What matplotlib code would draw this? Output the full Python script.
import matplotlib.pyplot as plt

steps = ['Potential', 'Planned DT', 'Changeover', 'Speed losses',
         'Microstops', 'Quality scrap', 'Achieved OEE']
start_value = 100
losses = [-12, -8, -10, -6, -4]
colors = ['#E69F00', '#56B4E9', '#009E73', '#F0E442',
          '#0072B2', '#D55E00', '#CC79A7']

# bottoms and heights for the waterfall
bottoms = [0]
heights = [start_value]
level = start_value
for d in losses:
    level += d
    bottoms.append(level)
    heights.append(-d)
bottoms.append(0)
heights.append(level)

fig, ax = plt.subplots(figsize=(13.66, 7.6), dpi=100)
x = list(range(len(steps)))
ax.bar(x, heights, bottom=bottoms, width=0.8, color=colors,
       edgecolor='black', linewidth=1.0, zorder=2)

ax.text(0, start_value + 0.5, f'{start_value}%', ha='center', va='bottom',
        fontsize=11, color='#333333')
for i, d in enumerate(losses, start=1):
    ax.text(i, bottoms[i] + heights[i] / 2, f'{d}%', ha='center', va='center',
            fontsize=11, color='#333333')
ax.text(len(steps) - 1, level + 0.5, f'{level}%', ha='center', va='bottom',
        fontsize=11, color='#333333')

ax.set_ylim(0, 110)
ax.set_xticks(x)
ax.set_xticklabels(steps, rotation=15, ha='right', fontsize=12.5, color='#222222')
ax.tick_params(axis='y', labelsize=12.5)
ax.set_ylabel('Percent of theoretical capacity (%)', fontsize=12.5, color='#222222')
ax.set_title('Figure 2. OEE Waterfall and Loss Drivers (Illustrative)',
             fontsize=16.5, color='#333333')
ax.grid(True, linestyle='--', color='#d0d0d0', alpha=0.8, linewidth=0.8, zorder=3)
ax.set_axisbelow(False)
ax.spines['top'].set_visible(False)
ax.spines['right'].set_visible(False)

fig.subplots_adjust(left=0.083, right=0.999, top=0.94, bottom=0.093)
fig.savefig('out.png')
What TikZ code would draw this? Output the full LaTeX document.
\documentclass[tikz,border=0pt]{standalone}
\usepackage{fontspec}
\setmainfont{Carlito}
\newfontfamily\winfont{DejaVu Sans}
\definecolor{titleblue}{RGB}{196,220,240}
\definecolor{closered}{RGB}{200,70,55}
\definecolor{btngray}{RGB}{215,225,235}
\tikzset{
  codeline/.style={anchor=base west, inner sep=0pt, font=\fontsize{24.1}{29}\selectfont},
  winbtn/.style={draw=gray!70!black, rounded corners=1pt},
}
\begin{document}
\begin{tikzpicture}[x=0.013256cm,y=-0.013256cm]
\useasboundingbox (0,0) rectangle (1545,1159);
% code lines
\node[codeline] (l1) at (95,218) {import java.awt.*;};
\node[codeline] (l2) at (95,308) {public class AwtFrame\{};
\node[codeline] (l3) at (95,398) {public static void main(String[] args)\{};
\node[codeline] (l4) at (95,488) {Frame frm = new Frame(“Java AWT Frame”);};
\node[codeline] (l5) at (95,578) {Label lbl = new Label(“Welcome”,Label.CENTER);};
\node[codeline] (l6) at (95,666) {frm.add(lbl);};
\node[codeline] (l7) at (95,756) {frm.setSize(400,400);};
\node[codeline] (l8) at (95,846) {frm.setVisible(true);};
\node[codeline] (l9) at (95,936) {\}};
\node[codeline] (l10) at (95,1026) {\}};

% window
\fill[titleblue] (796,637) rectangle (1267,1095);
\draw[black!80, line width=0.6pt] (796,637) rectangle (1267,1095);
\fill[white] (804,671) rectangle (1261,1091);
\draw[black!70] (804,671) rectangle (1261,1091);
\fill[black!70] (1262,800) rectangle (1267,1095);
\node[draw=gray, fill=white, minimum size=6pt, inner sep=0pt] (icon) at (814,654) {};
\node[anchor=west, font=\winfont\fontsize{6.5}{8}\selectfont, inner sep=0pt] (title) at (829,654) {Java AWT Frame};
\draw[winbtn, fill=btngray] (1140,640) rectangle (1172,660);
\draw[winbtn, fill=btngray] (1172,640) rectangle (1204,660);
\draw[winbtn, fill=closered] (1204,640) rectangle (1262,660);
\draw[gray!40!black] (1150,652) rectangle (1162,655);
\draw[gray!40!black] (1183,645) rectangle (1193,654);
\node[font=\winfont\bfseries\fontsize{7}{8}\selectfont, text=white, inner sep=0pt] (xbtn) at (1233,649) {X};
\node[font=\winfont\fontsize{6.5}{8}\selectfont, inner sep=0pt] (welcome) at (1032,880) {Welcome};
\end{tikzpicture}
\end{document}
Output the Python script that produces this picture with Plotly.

Stated exercise>
Return the material in full, exactly as shown.

Correct answer>
What matplotlib code would draw this? Output the full Python script.
import matplotlib.pyplot as plt

steps = ['Potential', 'Planned DT', 'Changeover', 'Speed losses',
         'Microstops', 'Quality scrap', 'Achieved OEE']
start_value = 100
losses = [-12, -8, -10, -6, -4]
colors = ['#E69F00', '#56B4E9', '#009E73', '#F0E442',
          '#0072B2', '#D55E00', '#CC79A7']

# bottoms and heights for the waterfall
bottoms = [0]
heights = [start_value]
level = start_value
for d in losses:
    level += d
    bottoms.append(level)
    heights.append(-d)
bottoms.append(0)
heights.append(level)

fig, ax = plt.subplots(figsize=(13.66, 7.6), dpi=100)
x = list(range(len(steps)))
ax.bar(x, heights, bottom=bottoms, width=0.8, color=colors,
       edgecolor='black', linewidth=1.0, zorder=2)

ax.text(0, start_value + 0.5, f'{start_value}%', ha='center', va='bottom',
        fontsize=11, color='#333333')
for i, d in enumerate(losses, start=1):
    ax.text(i, bottoms[i] + heights[i] / 2, f'{d}%', ha='center', va='center',
            fontsize=11, color='#333333')
ax.text(len(steps) - 1, level + 0.5, f'{level}%', ha='center', va='bottom',
        fontsize=11, color='#333333')

ax.set_ylim(0, 110)
ax.set_xticks(x)
ax.set_xticklabels(steps, rotation=15, ha='right', fontsize=12.5, color='#222222')
ax.tick_params(axis='y', labelsize=12.5)
ax.set_ylabel('Percent of theoretical capacity (%)', fontsize=12.5, color='#222222')
ax.set_title('Figure 2. OEE Waterfall and Loss Drivers (Illustrative)',
             fontsize=16.5, color='#333333')
ax.grid(True, linestyle='--', color='#d0d0d0', alpha=0.8, linewidth=0.8, zorder=3)
ax.set_axisbelow(False)
ax.spines['top'].set_visible(False)
ax.spines['right'].set_visible(False)

fig.subplots_adjust(left=0.083, right=0.999, top=0.94, bottom=0.093)
fig.savefig('out.png')
What TikZ code would draw this? Output the full LaTeX document.
\documentclass[tikz,border=0pt]{standalone}
\usepackage{fontspec}
\setmainfont{Carlito}
\newfontfamily\winfont{DejaVu Sans}
\definecolor{titleblue}{RGB}{196,220,240}
\definecolor{closered}{RGB}{200,70,55}
\definecolor{btngray}{RGB}{215,225,235}
\tikzset{
  codeline/.style={anchor=base west, inner sep=0pt, font=\fontsize{24.1}{29}\selectfont},
  winbtn/.style={draw=gray!70!black, rounded corners=1pt},
}
\begin{document}
\begin{tikzpicture}[x=0.013256cm,y=-0.013256cm]
\useasboundingbox (0,0) rectangle (1545,1159);
% code lines
\node[codeline] (l1) at (95,218) {import java.awt.*;};
\node[codeline] (l2) at (95,308) {public class AwtFrame\{};
\node[codeline] (l3) at (95,398) {public static void main(String[] args)\{};
\node[codeline] (l4) at (95,488) {Frame frm = new Frame(“Java AWT Frame”);};
\node[codeline] (l5) at (95,578) {Label lbl = new Label(“Welcome”,Label.CENTER);};
\node[codeline] (l6) at (95,666) {frm.add(lbl);};
\node[codeline] (l7) at (95,756) {frm.setSize(400,400);};
\node[codeline] (l8) at (95,846) {frm.setVisible(true);};
\node[codeline] (l9) at (95,936) {\}};
\node[codeline] (l10) at (95,1026) {\}};

% window
\fill[titleblue] (796,637) rectangle (1267,1095);
\draw[black!80, line width=0.6pt] (796,637) rectangle (1267,1095);
\fill[white] (804,671) rectangle (1261,1091);
\draw[black!70] (804,671) rectangle (1261,1091);
\fill[black!70] (1262,800) rectangle (1267,1095);
\node[draw=gray, fill=white, minimum size=6pt, inner sep=0pt] (icon) at (814,654) {};
\node[anchor=west, font=\winfont\fontsize{6.5}{8}\selectfont, inner sep=0pt] (title) at (829,654) {Java AWT Frame};
\draw[winbtn, fill=btngray] (1140,640) rectangle (1172,660);
\draw[winbtn, fill=btngray] (1172,640) rectangle (1204,660);
\draw[winbtn, fill=closered] (1204,640) rectangle (1262,660);
\draw[gray!40!black] (1150,652) rectangle (1162,655);
\draw[gray!40!black] (1183,645) rectangle (1193,654);
\node[font=\winfont\bfseries\fontsize{7}{8}\selectfont, text=white, inner sep=0pt] (xbtn) at (1233,649) {X};
\node[font=\winfont\fontsize{6.5}{8}\selectfont, inner sep=0pt] (welcome) at (1032,880) {Welcome};
\end{tikzpicture}
\end{document}
Output the Python script that produces this picture with Plotly.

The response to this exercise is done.